German Greens deny report on nuclear plant extensions

Nuclear plant at Grafenrheinfeld. (Image by Christian VisualBeo Horvat, Wikimedia Commons).

Germany’s Green Party denied a report that it will back a plan allowing some of the nation’s nuclear power plants to continue operating beyond a previously set phase-out date, as the nation confronts its worst energy shortages in decades.

Bild reported that leaders of the Greens, a member of Germany’s ruling coalition, discussed the issue on a call Thursday evening — before Friday’s announcement by Russia’s Gazprom PJSC that its key gas pipeline to Europe won’t reopen as planned.

The officials decided they could support extending the life cycle of two out of three German atomic power plants — currently slated to go off-line at the end of the year — through next summer, Bild reported.

A Green Party spokesman told Bloomberg News that Saturday’s Bild report was inaccurate, and cautioned against what was termed wild speculation.

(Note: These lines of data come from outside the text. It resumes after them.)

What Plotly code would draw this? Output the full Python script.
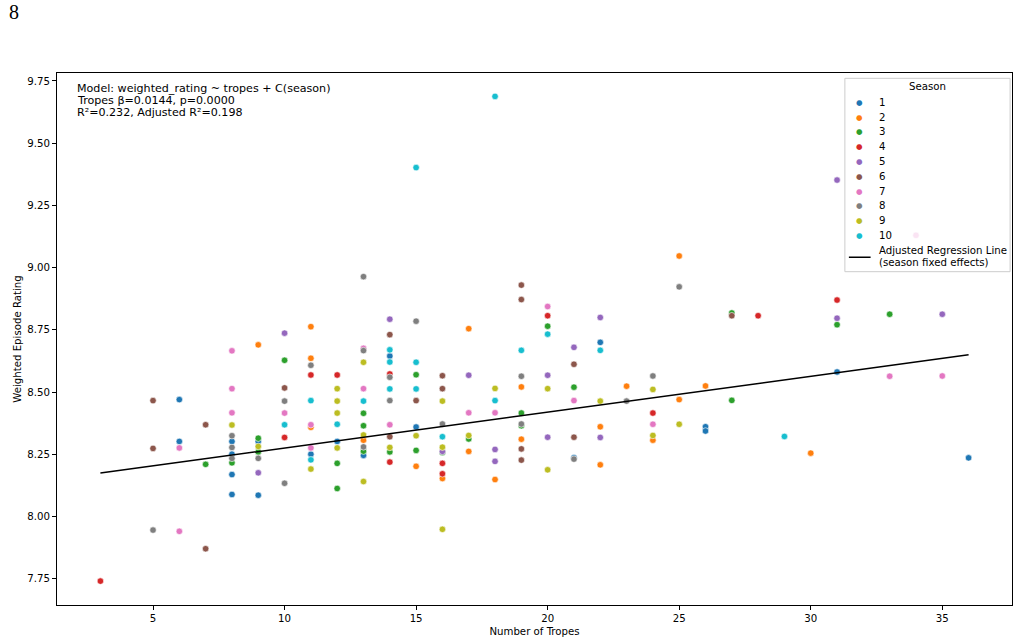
import plotly.graph_objects as go

# episodes per season: number of tropes and weighted rating
s1_tropes = [6, 6, 8, 8, 8, 8, 9, 9, 11, 12, 13, 14, 15, 21, 22, 26, 26, 31, 36]
s1_rating = [8.470, 8.302, 8.302, 8.251, 8.169, 8.089, 8.302, 8.086, 8.251, 8.302, 8.246, 8.645, 8.360, 8.236, 8.700, 8.361, 8.344, 8.581, 8.236]

s2_tropes = [9, 11, 11, 11, 13, 15, 16, 17, 17, 18, 19, 19, 22, 22, 23, 24, 25, 25, 26, 30]
s2_rating = [8.690, 8.763, 8.636, 8.359, 8.307, 8.202, 8.153, 8.755, 8.262, 8.149, 8.521, 8.311, 8.361, 8.208, 8.524, 8.307, 9.047, 8.470, 8.525, 8.255]

s3_tropes = [7, 8, 9, 9, 10, 12, 12, 13, 13, 13, 14, 15, 15, 16, 17, 19, 19, 20, 21, 27, 27, 31, 33]
s3_rating = [8.210, 8.216, 8.315, 8.260, 8.628, 8.214, 8.113, 8.415, 8.365, 8.263, 8.260, 8.570, 8.266, 8.258, 8.312, 8.416, 8.365, 8.765, 8.520, 8.818, 8.467, 8.771, 8.813]

s4_tropes = [3, 10, 11, 12, 14, 14, 16, 16, 20, 24, 28, 31]
s4_rating = [7.741, 8.318, 8.569, 8.569, 8.573, 8.219, 8.214, 8.172, 8.807, 8.416, 8.807, 8.870]

s5_tropes = [9, 10, 14, 16, 17, 18, 18, 20, 20, 21, 22, 22, 31, 31, 35]
s5_rating = [8.176, 8.737, 8.793, 8.262, 8.568, 8.270, 8.222, 8.568, 8.319, 8.680, 8.800, 8.318, 9.352, 8.797, 8.813]

s6_tropes = [5, 5, 7, 7, 10, 14, 14, 15, 16, 16, 19, 19, 19, 19, 21, 21, 27]
s6_rating = [8.466, 8.274, 8.369, 7.871, 8.517, 8.731, 8.321, 8.466, 8.566, 8.514, 8.930, 8.872, 8.272, 8.227, 8.612, 8.319, 8.807]

s7_tropes = [6, 6, 8, 8, 8, 10, 11, 11, 13, 13, 14, 17, 18, 20, 21, 24, 33, 34, 35]
s7_rating = [8.276, 7.941, 8.666, 8.514, 8.417, 8.416, 8.369, 8.276, 8.676, 8.514, 8.369, 8.417, 8.417, 8.844, 8.466, 8.371, 8.564, 9.130, 8.565]

s8_tropes = [5, 8, 8, 8, 9, 10, 10, 11, 13, 13, 13, 14, 14, 15, 16, 19, 19, 21, 23, 24, 25]
s8_rating = [7.946, 8.325, 8.278, 8.234, 8.234, 8.464, 8.134, 8.608, 8.964, 8.667, 8.280, 8.560, 8.466, 8.785, 8.372, 8.564, 8.372, 8.231, 8.464, 8.565, 8.923]

s9_tropes = [8, 9, 11, 12, 12, 12, 12, 13, 13, 13, 14, 15, 16, 16, 16, 17, 18, 20, 20, 22, 24, 24, 25]
s9_rating = [8.368, 8.282, 8.191, 8.514, 8.464, 8.416, 8.276, 8.620, 8.328, 8.141, 8.278, 8.325, 8.464, 8.279, 7.949, 8.326, 8.515, 8.514, 8.188, 8.464, 8.511, 8.326, 8.371]

s10_tropes = [10, 11, 11, 12, 13, 14, 14, 14, 15, 15, 15, 16, 18, 18, 19, 20, 22, 29]
s10_rating = [8.369, 8.466, 8.228, 8.371, 8.464, 8.670, 8.621, 8.513, 9.402, 8.620, 8.513, 8.321, 9.688, 8.466, 8.668, 8.733, 8.668, 8.322]

seasons = ["1", "2", "3", "4", "5", "6", "7", "8", "9", "10"]
tropes = [s1_tropes, s2_tropes, s3_tropes, s4_tropes, s5_tropes, s6_tropes, s7_tropes, s8_tropes, s9_tropes, s10_tropes]
ratings = [s1_rating, s2_rating, s3_rating, s4_rating, s5_rating, s6_rating, s7_rating, s8_rating, s9_rating, s10_rating]

# fitted line end points
line_x = [3, 36]
line_y = [8.175, 8.650]

model_text = [
    "Model: weighted_rating ~ tropes + C(season)",
    "Tropes β=0.0144, p=0.0000",
    "R²=0.232, Adjusted R²=0.198",
]

colors = ["#1f77b4", "#ff7f0e", "#2ca02c", "#d62728", "#9467bd",
          "#8c564b", "#e377c2", "#7f7f7f", "#bcbd22", "#17becf"]

font = "DejaVu Sans"
fs = 10.2

fig = go.Figure()

for name, xs, ys, c in zip(seasons, tropes, ratings, colors):
    fig.add_trace(go.Scatter(
        x=xs, y=ys, mode="markers", name=name, showlegend=False,
        marker=dict(color=c, size=6.5, line=dict(color="white", width=0.6)),
    ))

fig.add_trace(go.Scatter(
    x=line_x, y=line_y, mode="lines", showlegend=False,
    line=dict(color="black", width=1.5),
))

axis_style = dict(
    showgrid=False, zeroline=False, showline=True, mirror=True, automargin=False,
    linecolor="black", linewidth=1, ticks="outside", ticklen=4,
    tickcolor="black", tickfont=dict(family=font, size=fs, color="black"),
)

fig.update_xaxes(
    range=[1.35, 37.65], tickvals=[5, 10, 15, 20, 25, 30, 35],
    title=dict(text="Number of Tropes", font=dict(family=font, size=fs, color="black"), standoff=4),
    **axis_style,
)
fig.update_yaxes(
    range=[7.645, 9.782], tickvals=[7.75, 8.0, 8.25, 8.5, 8.75, 9.0, 9.25, 9.5, 9.75],
    tickformat=".2f",
    title=dict(text="Weighted Episode Rating", font=dict(family=font, size=fs, color="black"), standoff=3),
    **axis_style,
)

for i, line in enumerate(model_text):
    fig.add_annotation(
        xref="paper", yref="paper", x=0.0185, y=0.970 - i * 0.0225,
        xanchor="left", yanchor="middle", showarrow=False, text=line,
        font=dict(family=font, size=11.1, color="black"),
    )

fig.add_annotation(
    xref="paper", yref="paper", x=-0.045, y=1.115, xanchor="center", yanchor="middle",
    showarrow=False, text="8",
    font=dict(family="Liberation Serif", size=20, color="black"),
)

# legend drawn on its own small axes (pixel-like units, rows top to bottom);
# its semi-transparent box sits above the data, like matplotlib's legend
fig.add_shape(
    type="rect", xref="x2 domain", yref="y2 domain", x0=0, x1=1, y0=0, y1=1,
    fillcolor="rgba(255,255,255,0.8)", line=dict(color="#cccccc", width=1), layer="above",
)
fig.add_shape(
    type="line", xref="x2", yref="y2", x0=4, x1=25.7, y0=10.47, y1=10.47,
    line=dict(color="black", width=1.5), layer="above",
)
for i, (name, c) in enumerate(zip(seasons, colors)):
    fig.add_annotation(
        xref="x2", yref="y2", x=15, y=i, xanchor="center", yanchor="middle",
        showarrow=False, text="●", font=dict(family=font, size=7.5, color=c),
    )
    fig.add_annotation(
        xref="x2", yref="y2", x=32, y=i, xanchor="left", yanchor="middle",
        showarrow=False, text=name, font=dict(family=font, size=fs, color="black"),
    )
fig.add_annotation(
    xref="x2", yref="y2", x=82.5, y=-1.05, xanchor="center", yanchor="middle",
    showarrow=False, text="Season", font=dict(family=font, size=fs, color="black"),
)
fig.add_annotation(
    xref="x2", yref="y2", x=32, y=10.05, xanchor="left", yanchor="middle",
    showarrow=False, text="Adjusted Regression Line", font=dict(family=font, size=fs, color="black"),
)
fig.add_annotation(
    xref="x2", yref="y2", x=32, y=10.82, xanchor="left", yanchor="middle",
    showarrow=False, text="(season fixed effects)", font=dict(family=font, size=fs, color="black"),
)

fig.update_layout(
    width=1022, height=642,
    margin=dict(l=57, r=10, t=73, b=37),
    plot_bgcolor="rgba(0,0,0,0)", paper_bgcolor="white",
    font=dict(family=font, size=fs, color="black"),
    showlegend=False,
    xaxis2=dict(domain=[0.825, 0.998], range=[0, 165], anchor="y2", visible=False, fixedrange=True),
    yaxis2=dict(domain=[0.6265, 0.990], range=[11.45, -1.62], anchor="x2", visible=False, fixedrange=True),
)

# drop the browser's default body margin so the figure fills the window
fig.write_html(
    "out.html",
    config={"displayModeBar": False},
    post_script="document.body.style.margin = '0';",
)
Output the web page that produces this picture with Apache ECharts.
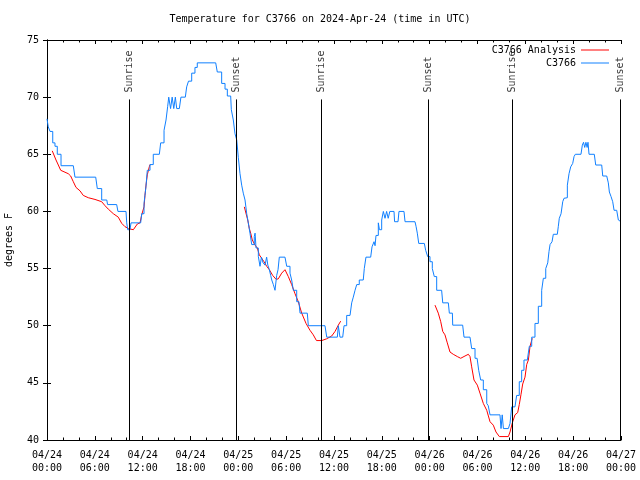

The issue is likely to come up in talks this weekend, according to Bild, which said Economy Minister Robert Habeck will present the results of a keenly awaited report studying the feasibility of the nuclear power option.

Both a government official said the stress test results aren’t expected this weekend. Talks in Berlin are expected to focus on a third relief package to help German households and companies cope with soaring energy bills.

Germany has been inching toward keeping the reactors open as it faces an energy supply crunch triggered by reduced supplies of Russian gas. The earlier determination to exit nuclear power permanently by the end of 2022 has long been a core tenet of the Green Party’s policy demands.

The crisis deepened when Gazprom once again cut off gas supplies to Europe, saying the move to halt flows indefinitely was necessary because of a defect in the Nord Stream 1 pipeline. European politicians have said it’s an effort by Moscow to use energy as a weapon.

Germany has urged citizens to lower their energy consumption as a way to help build stockpiles before winter, and last week slapped a levy on gas use. It’s also seeking to bring back certain coal plants, and is investing in infrastructure to import more liquefied natural gas.

The operators of Germany nuclear power plants, including EON SE and RWE AG, have said they’re open to discussing the extension with lawmakers, but stressed the need for a swift decision.